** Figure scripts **
-- BEGIN --
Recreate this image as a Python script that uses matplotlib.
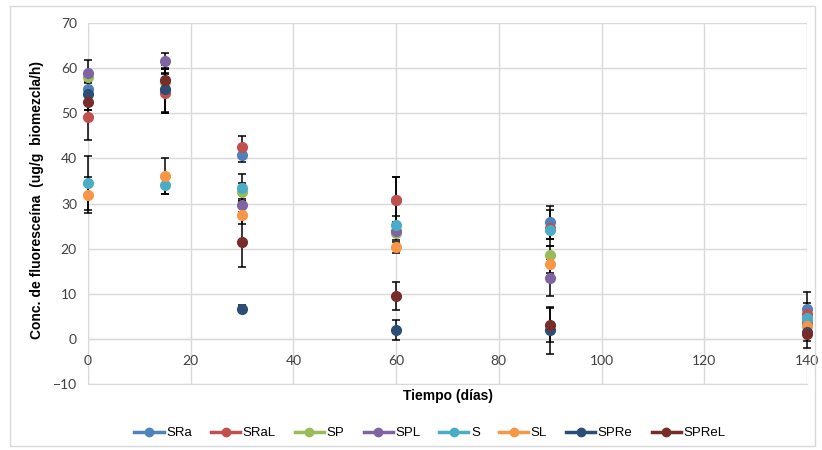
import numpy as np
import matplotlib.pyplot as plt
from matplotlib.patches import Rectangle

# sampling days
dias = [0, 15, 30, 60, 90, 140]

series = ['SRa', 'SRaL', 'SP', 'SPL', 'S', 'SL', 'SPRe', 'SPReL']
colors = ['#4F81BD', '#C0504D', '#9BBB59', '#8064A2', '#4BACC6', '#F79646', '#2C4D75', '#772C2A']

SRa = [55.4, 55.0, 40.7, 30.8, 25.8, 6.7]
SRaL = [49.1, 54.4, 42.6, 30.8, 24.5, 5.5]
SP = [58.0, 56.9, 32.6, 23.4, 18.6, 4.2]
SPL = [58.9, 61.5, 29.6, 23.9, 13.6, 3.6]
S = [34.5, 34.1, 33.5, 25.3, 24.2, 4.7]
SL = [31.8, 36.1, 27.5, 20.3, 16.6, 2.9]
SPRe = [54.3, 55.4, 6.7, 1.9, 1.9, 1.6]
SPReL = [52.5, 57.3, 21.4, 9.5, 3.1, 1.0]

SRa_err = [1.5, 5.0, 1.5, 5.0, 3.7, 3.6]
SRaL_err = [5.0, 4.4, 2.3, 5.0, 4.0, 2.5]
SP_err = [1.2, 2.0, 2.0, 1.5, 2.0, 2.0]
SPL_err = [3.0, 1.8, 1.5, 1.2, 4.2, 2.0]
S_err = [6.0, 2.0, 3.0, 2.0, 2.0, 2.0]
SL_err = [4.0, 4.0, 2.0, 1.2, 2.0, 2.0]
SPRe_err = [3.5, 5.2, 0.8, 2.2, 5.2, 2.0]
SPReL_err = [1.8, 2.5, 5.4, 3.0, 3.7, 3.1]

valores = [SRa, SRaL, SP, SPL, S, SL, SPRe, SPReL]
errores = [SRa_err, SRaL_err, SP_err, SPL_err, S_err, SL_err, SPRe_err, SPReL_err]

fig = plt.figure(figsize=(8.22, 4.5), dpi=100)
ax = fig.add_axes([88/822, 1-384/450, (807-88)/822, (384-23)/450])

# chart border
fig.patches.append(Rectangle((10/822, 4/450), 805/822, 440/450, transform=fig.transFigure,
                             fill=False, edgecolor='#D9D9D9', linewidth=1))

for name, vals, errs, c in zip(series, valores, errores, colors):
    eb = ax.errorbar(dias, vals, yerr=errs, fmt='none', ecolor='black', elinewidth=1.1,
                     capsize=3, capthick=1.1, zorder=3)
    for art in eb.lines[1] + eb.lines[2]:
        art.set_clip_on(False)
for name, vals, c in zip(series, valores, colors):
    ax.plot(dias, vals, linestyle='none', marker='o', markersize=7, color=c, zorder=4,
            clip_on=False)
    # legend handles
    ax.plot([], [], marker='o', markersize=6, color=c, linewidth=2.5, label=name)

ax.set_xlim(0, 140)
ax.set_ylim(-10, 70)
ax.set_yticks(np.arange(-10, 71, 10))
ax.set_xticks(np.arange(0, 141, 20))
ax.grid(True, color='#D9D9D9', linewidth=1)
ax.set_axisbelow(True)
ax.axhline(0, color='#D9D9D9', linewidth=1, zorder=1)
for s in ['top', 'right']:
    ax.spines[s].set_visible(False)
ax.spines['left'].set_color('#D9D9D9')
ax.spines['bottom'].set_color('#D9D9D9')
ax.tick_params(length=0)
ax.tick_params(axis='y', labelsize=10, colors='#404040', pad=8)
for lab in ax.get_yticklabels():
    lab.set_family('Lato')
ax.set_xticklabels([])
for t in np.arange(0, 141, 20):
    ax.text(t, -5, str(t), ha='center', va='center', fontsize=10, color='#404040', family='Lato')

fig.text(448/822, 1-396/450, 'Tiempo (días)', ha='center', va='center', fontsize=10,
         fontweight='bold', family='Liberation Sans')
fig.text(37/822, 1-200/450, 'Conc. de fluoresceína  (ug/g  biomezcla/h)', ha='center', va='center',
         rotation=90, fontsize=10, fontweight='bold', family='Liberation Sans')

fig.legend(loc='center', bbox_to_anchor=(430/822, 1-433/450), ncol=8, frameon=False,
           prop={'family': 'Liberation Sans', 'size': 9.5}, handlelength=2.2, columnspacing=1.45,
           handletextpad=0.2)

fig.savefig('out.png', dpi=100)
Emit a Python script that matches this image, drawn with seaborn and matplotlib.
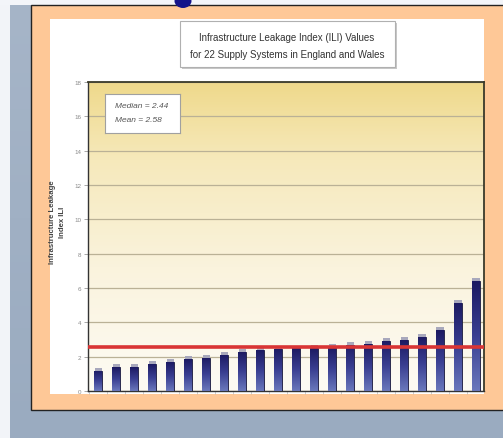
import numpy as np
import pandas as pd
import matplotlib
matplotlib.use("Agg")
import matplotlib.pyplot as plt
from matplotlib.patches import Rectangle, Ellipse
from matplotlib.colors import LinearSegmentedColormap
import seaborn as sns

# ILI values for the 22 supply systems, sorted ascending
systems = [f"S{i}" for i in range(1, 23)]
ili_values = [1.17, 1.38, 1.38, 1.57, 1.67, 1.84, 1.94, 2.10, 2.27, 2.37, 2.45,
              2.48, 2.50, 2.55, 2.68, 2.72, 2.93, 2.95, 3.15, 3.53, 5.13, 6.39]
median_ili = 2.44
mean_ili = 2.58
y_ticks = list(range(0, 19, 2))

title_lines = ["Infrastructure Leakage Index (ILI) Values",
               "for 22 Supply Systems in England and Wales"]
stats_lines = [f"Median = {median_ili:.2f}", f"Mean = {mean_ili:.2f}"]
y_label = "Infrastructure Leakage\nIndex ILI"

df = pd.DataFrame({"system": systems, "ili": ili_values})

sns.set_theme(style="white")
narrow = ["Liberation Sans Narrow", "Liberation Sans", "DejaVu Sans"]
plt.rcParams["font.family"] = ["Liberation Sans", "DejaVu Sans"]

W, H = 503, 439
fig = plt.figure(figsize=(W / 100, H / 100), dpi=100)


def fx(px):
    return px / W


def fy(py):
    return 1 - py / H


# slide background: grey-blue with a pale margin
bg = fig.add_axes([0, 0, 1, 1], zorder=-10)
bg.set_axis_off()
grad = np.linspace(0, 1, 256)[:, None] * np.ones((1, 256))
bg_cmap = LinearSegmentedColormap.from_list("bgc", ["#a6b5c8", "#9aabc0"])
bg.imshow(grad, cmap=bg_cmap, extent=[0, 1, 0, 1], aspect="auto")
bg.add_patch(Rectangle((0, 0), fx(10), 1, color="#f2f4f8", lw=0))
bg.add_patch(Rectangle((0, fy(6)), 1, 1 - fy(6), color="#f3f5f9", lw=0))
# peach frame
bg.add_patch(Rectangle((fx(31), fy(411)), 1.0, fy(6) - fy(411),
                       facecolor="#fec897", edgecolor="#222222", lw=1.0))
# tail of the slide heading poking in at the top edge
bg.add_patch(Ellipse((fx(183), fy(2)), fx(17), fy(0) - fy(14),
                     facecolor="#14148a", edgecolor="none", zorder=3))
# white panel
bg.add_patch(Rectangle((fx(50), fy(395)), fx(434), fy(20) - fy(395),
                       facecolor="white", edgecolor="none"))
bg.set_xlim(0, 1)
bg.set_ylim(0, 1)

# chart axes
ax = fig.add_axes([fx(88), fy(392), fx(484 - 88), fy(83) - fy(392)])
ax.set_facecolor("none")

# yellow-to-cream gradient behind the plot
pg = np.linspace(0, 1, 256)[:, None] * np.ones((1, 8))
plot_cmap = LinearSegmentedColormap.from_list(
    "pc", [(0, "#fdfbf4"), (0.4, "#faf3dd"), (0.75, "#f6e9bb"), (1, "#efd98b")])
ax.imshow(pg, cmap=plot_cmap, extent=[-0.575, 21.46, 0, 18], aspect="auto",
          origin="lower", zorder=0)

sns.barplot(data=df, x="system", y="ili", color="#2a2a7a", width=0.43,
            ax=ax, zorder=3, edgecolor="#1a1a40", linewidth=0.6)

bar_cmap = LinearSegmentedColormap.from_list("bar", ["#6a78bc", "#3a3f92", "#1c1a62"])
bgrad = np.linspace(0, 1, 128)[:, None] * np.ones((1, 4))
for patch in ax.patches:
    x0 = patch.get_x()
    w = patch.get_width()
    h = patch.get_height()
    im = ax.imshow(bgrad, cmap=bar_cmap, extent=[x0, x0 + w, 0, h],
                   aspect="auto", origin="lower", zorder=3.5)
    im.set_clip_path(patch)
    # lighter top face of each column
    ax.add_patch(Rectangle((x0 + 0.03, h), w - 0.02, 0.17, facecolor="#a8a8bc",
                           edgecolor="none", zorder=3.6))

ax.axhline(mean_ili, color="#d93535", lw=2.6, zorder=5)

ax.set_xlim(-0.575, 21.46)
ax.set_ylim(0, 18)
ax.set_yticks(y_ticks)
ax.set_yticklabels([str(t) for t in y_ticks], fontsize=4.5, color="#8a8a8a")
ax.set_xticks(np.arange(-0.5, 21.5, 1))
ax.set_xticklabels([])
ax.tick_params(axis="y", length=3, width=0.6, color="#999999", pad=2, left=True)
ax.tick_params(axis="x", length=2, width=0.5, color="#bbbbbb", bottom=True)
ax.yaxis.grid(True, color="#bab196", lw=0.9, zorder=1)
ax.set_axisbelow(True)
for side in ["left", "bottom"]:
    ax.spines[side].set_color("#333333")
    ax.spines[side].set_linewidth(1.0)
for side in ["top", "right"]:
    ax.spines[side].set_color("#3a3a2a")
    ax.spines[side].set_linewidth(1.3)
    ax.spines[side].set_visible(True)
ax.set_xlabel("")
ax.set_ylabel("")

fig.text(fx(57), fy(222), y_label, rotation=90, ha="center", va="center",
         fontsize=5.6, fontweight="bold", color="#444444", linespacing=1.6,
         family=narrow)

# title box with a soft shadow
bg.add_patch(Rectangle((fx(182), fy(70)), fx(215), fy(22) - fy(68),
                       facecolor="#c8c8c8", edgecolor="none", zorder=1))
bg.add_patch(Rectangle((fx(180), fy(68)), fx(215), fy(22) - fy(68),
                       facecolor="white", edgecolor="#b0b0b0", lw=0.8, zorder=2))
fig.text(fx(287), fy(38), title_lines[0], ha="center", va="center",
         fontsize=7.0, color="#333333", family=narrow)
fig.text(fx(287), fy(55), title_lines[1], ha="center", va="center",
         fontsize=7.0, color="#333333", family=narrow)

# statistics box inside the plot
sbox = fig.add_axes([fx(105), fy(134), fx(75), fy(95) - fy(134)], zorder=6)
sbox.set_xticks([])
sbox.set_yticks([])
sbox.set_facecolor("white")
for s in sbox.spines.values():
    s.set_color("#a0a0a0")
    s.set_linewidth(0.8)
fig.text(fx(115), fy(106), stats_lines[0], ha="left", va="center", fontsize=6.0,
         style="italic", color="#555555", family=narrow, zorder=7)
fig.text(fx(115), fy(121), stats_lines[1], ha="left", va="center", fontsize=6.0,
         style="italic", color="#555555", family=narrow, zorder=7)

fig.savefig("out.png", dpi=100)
-- END --
** Exercise task **
Restate the lines of the records exactly, starting at the first and stopping after the line with "fill=False, edgecolor='#D9D9D9', linewidth=1))". Leave out any picture.

** Full answer **
Recreate this image as a Python script that uses matplotlib.
import numpy as np
import matplotlib.pyplot as plt
from matplotlib.patches import Rectangle

# sampling days
dias = [0, 15, 30, 60, 90, 140]

series = ['SRa', 'SRaL', 'SP', 'SPL', 'S', 'SL', 'SPRe', 'SPReL']
colors = ['#4F81BD', '#C0504D', '#9BBB59', '#8064A2', '#4BACC6', '#F79646', '#2C4D75', '#772C2A']

SRa = [55.4, 55.0, 40.7, 30.8, 25.8, 6.7]
SRaL = [49.1, 54.4, 42.6, 30.8, 24.5, 5.5]
SP = [58.0, 56.9, 32.6, 23.4, 18.6, 4.2]
SPL = [58.9, 61.5, 29.6, 23.9, 13.6, 3.6]
S = [34.5, 34.1, 33.5, 25.3, 24.2, 4.7]
SL = [31.8, 36.1, 27.5, 20.3, 16.6, 2.9]
SPRe = [54.3, 55.4, 6.7, 1.9, 1.9, 1.6]
SPReL = [52.5, 57.3, 21.4, 9.5, 3.1, 1.0]

SRa_err = [1.5, 5.0, 1.5, 5.0, 3.7, 3.6]
SRaL_err = [5.0, 4.4, 2.3, 5.0, 4.0, 2.5]
SP_err = [1.2, 2.0, 2.0, 1.5, 2.0, 2.0]
SPL_err = [3.0, 1.8, 1.5, 1.2, 4.2, 2.0]
S_err = [6.0, 2.0, 3.0, 2.0, 2.0, 2.0]
SL_err = [4.0, 4.0, 2.0, 1.2, 2.0, 2.0]
SPRe_err = [3.5, 5.2, 0.8, 2.2, 5.2, 2.0]
SPReL_err = [1.8, 2.5, 5.4, 3.0, 3.7, 3.1]

valores = [SRa, SRaL, SP, SPL, S, SL, SPRe, SPReL]
errores = [SRa_err, SRaL_err, SP_err, SPL_err, S_err, SL_err, SPRe_err, SPReL_err]

fig = plt.figure(figsize=(8.22, 4.5), dpi=100)
ax = fig.add_axes([88/822, 1-384/450, (807-88)/822, (384-23)/450])

# chart border
fig.patches.append(Rectangle((10/822, 4/450), 805/822, 440/450, transform=fig.transFigure,
                             fill=False, edgecolor='#D9D9D9', linewidth=1))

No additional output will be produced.